社会が劇場化して、思ってもいなかったことが次々に起きている。面白いネタがありすぎる時代だ。本来はネタをどう料理するかが勝負どころだが、今は素材そのものが面白すぎる。例えば、号泣する兵庫県議なんか、それをやるだけでおかしい。ニュースの谷間がないくらい事件が続いているからではないか。
−政治家ネタが大きな特徴ですね。
一九八八年、竹下政権からずっと政治家ネタをやっているが、その時の首相が主人公になる。お客の入りで首相の人気度も分かる。森(喜朗)さんの時が最も客が少なかった。今は自民党と野党の差がつきすぎて一党独裁のようだ。
−政治風刺で心掛けていることはありますか。
与党にも野党にもくみしない。どちらにも偏らない。庶民の目線、揺れ動く庶民の気持ちを大事にしている。だから与野党のどちらからも研修会などに招かれて公演するし、安倍(首相)さんや岡田(民進党代表)さんらが定期公演に来てくれる。志位(共産党委員長)さんの前で「何でも反対」と皮肉ったら、本人から「何でも反対ではありませんよ」と感想をいただいた。政治家から「俺のまねをもっとして」と頼まれる。われわれは批判するだけではない。愛がないと批判はできない。
−参院選、都知事選と選挙が続きます。
十八歳選挙権も、舛添(前都知事)さんのみみっちい政治資金問題もネタにする。投票率が上がらないのは、本当のことを新聞が書かないからでは。団員たちはネタの仕込みに興味を持って新聞、テレビ、ラジオ、ネット等あらゆるメディアを利用するが、最終的に読むのは新聞。そこに自分の意見を入れてネタにする。だから、新聞は事実だけを淡々と書いてほしい。

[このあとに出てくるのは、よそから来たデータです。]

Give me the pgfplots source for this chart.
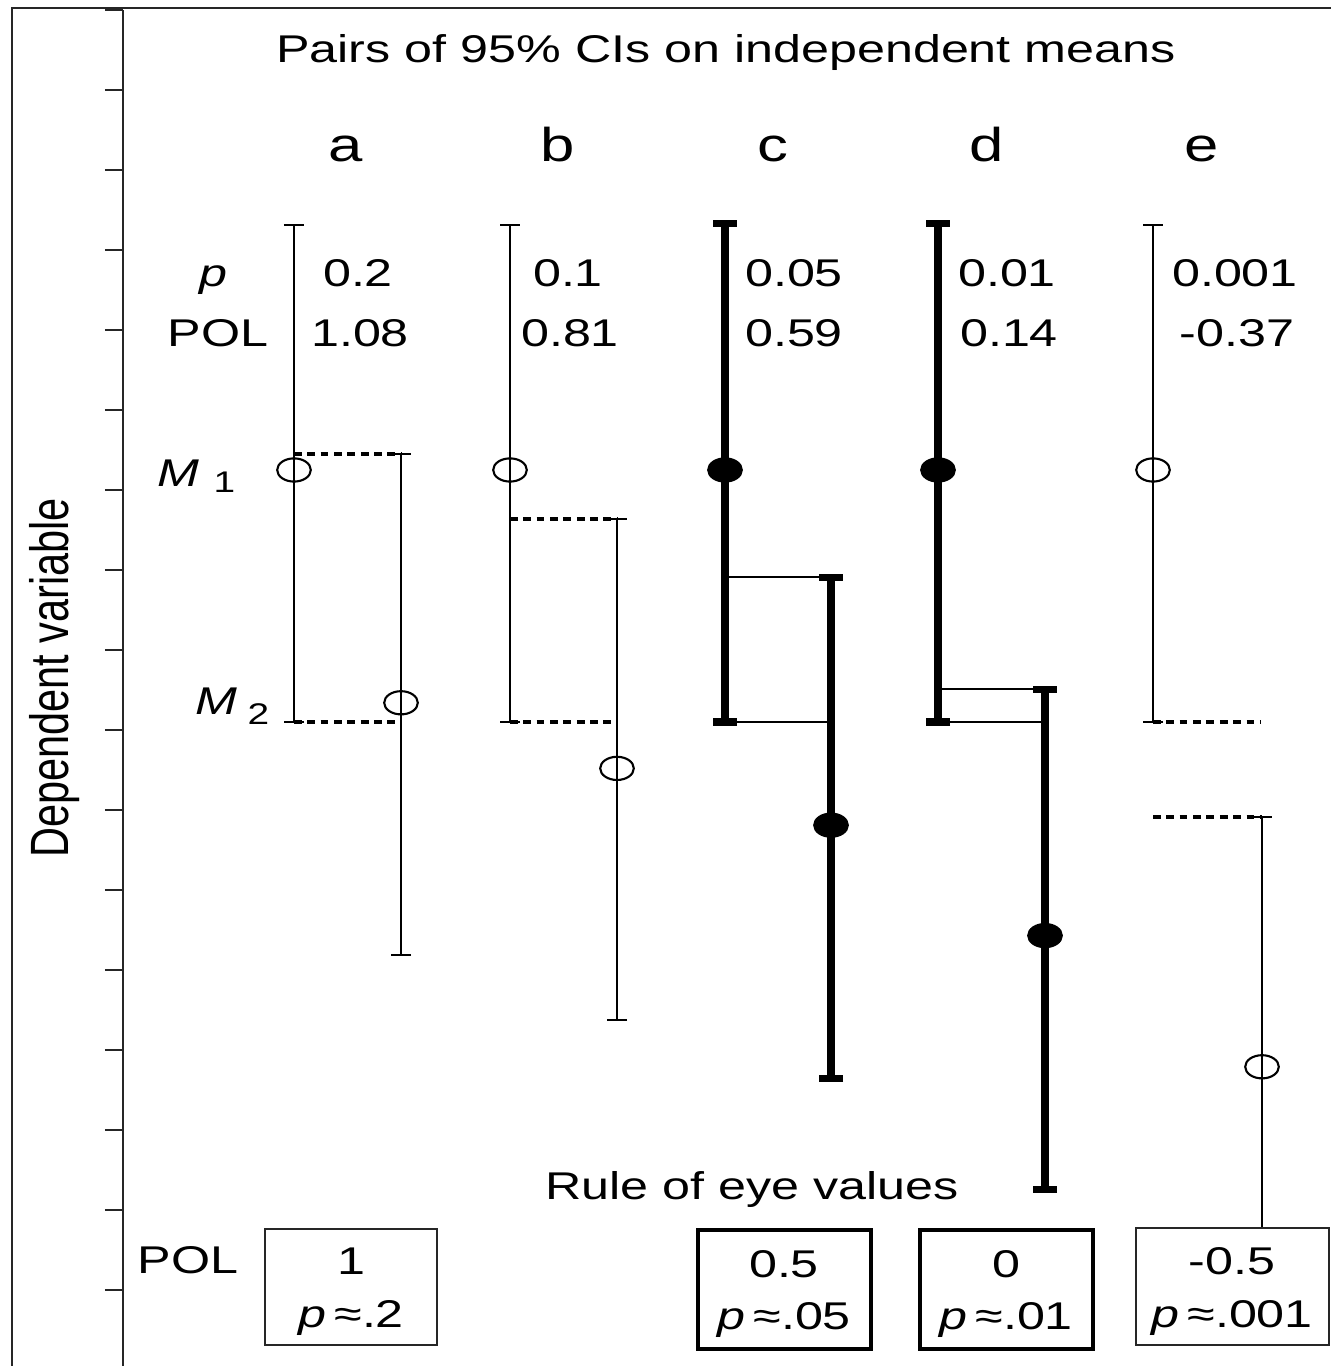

<ザ・ニュースペーパー> 1988年、昭和天皇の闘病による歌舞音曲の自粛ムードで仕事のなくなった三つのグループが集結し創設。政治から芸能、スポーツニュースまで幅広く風刺する。特に歴代総理の形態模写に定評。団員の出入りがあり現在は9人。東京での定期公演のほか、地方にも年間150回ほど巡回する。文化放送「吉田照美 飛べ!サルバドール」のコーナーの金曜レギュラー。